Investigators, however, noted CMS has pledged for many years to fix problems with little success.
Years of problems
For example, CMS put flags in its system to help check diagnosis codes listed in claims for glucose strips in response to a June 2000 report by the Health and Human Services Department's inspector general that warned of the potential for fraud. Yet the Senate investigation found that despite reforms, CMS in 2006 still paid $535,032 for glucose strips with the highly questionable diagnosis of chronic airway obstruction — an amount roughly equivalent to the $526,059 paid in 2001 for the same cited diagnosis.
Other findings:
- Medicare paid suppliers with little question after the suppliers submitted claims forms with blank or otherwise invalid diagnosis codes. Roughly $4.8 billion in payments were made from 1995 to 2006 despite invalid coding or nothing listed at all; about $23 million of that amount was paid after 2003, when federal rules made clear the codes were required. Based on a sample of 2,000 of those invalid coding claims, investigators found more than 30 percent could not be verified as legitimate and "bore characteristics of fraudulent activity," such as doctors who were actually dead, retired or who denied authorizing the treatment or making the diagnosis.
- The CMS contractor responsible for analyzing Medicare claims data maintained information that was incorrect and out of date. Investigators said that raised questions as to whether the contractor had effectively carried out its role of identifying potential waste and fraud; CMS has since changed contractors.
- Federal regulations require that CMS pay only for items that are deemed "medically necessary." Yet CMS does not examine diagnosis codes to determine whether the equipment is actually necessary before making payment; the agency instead relies on medical suppliers to maintain paperwork from doctors attesting to that fact. Such paperwork is not routinely submitted, and only 3 percent of claims are reviewed after payment is made.
Tyler J. Wilson, president of the American Association for Homecare, which represents manufacturers and sellers of medical equipment, agreed that Medicare should check claims forms more carefully. He attributed the Senate's findings to both "criminal behavior" as well as "a lack of familiarity" with the Medicare system among newer medical suppliers.
"We'll take our share of the responsibility that all providers have a duty to be precise when filling out any claims form," he said. "We're concerned about Medicare officials' failure to impose upfront controls to prevent people with no intention of following procedures from getting payment."

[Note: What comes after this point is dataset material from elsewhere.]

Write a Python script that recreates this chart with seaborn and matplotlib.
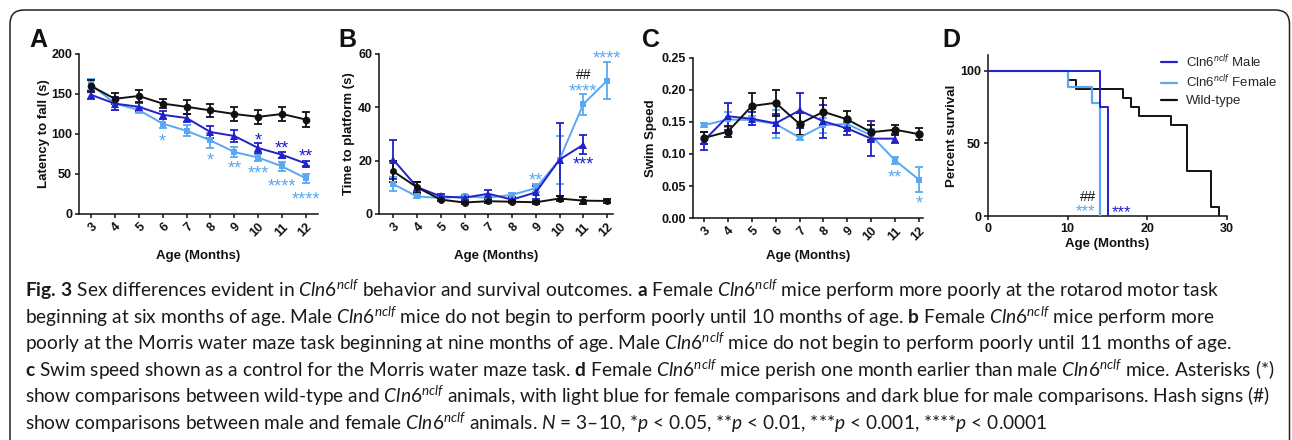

The report comes as advocacy groups such AARP have urged Congress and the next president to make changes to the rapidly growing domestic entitlement program to stem rising health care costs while preserving benefits for millions of the elderly and disabled.
Sen. John McCain, the Republican presidential nominee, has promised to balance the budget by the end of his first term if elected in part by curbing wasteful spending and overhauling costly entitlement programs. Sen. Barack Obama, the Democratic nominee, also has pledged generally to reexamine "programs that are wasting your money."
CMS has acknowledged that its medical equipment program is susceptible to fraud and waste, estimating in 2007 that $1 billion of the roughly $10 billion in Medicare payments over a one-year period were improper. A recent report by the HHS inspector general suggested that annual waste could actually be as high as $2.8 billion, citing particularly shoddy government oversight.